5) On March 4, 2013, the Company was notified of two lawsuits purportedly filed in an Israeli district court against the Company by four current or former minority shareholders and former directors of Objet. The lawsuits purportedly demand that the Company amend its capitalization table such that certain shares previously issued to Objet shareholders named as defendants would be recognized as being owned by the plaintiffs with a consequent reduction of the share ownership of the named defendants and issuance of new shares to the plaintiffs. The lawsuits also name as defendants Elchanan Jaglom, Chairman of the Executive Committee of the Companys board of directors, David Reis, Chief Executive Officer, various shareholders of the Company who were also shareholders of Objet, and, in one of the lawsuits, Ilan Levin, a director. The lawsuits allege in particular that a series of investments in Objet during 2002 and 2003 was effected at a price per share that was below fair market value, thereby illegally diluting those shareholders that did not participate in the investments. The plaintiffs also allege that a portion of the amount invested in those transactions was actually invested by an investor who was already a shareholder of Objet and allegedly acting in concert with Mr. Jaglom, and that the interest of these two shareholders in these transactions was not properly disclosed to the minority shareholders at the time. The lawsuits furthermore claim that Objet effectively engaged in backdating the issuance of certain shares, in that shares that Objet reported as having been issued in 2006 and 2007 were actually issued at a subsequent date - as late as 2009. The Company and named defendants have filed motions with the court, seeking to strike the lawsuits on certain grounds and requesting that the court order the plaintiffs to pay court fees according to the actual value of the remedies sought, instead of limited fees for declaratory remedies. The plaintiffs have filed their responses, and the Company and named defendants have filed their answer. On July 1, 2013, a pre-trial hearing was held, in which the court decided that it will first rule on the motion regarding court fees and only later will proceed, if necessary, to rule on the other motions.
The Company believes that these claims are all entirely baseless and that the transactions in question were conducted in accordance with applicable law. Management does not believe that these lawsuits will have a material adverse effect on our operations or financial condition, and the Company intends to vigorously defend these lawsuits.
13
STRATASYS LTD.
NOTES TO CONSOLIDATED FINANCIAL STATEMENTS (UNAUDITED)

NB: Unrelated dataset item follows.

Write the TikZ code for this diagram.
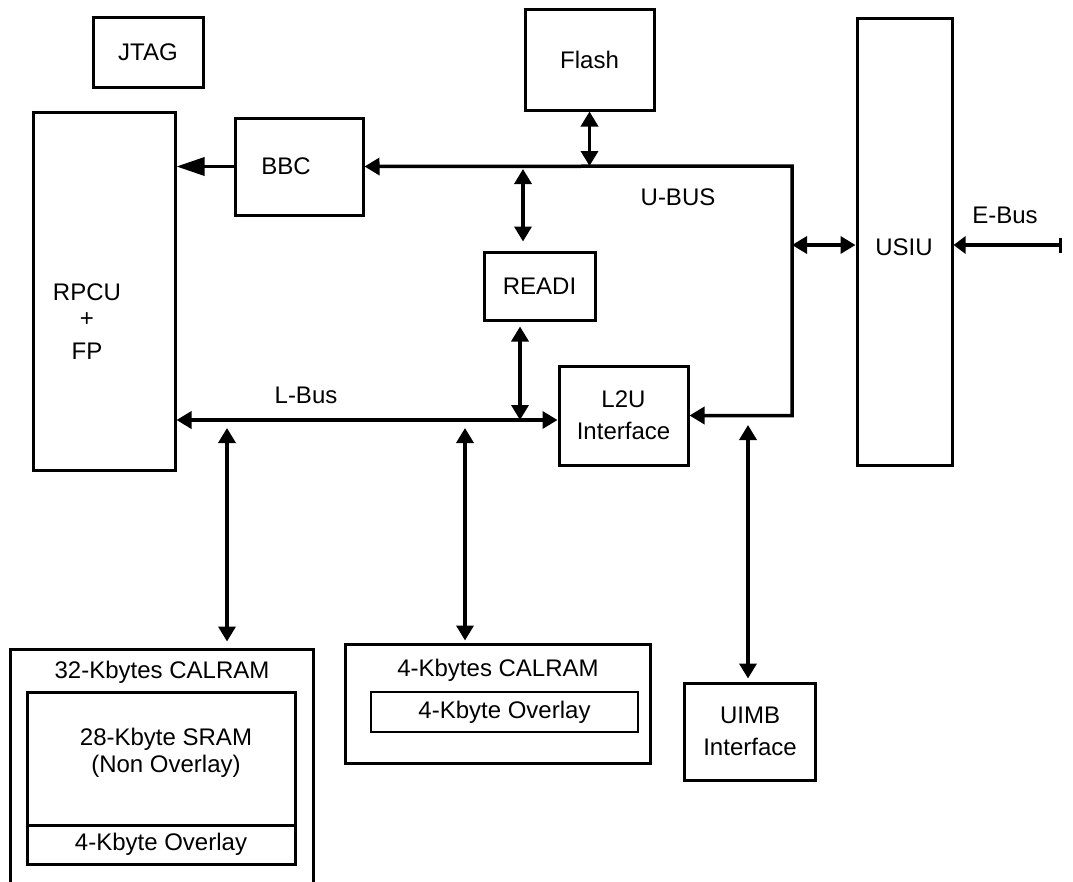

The Company is a party to various other legal proceedings, in the normal course of its business. The Company accrues for a loss contingency when it determines that it probable, after consultation with management, that a liability has been incurred and the amount of such loss can be reasonably estimated. At this time, the Company believes that the outcome of these legal proceedings, either individually or in the aggregate, will not have a material adverse effect on the financial position, results of operations or cash flows of the Company.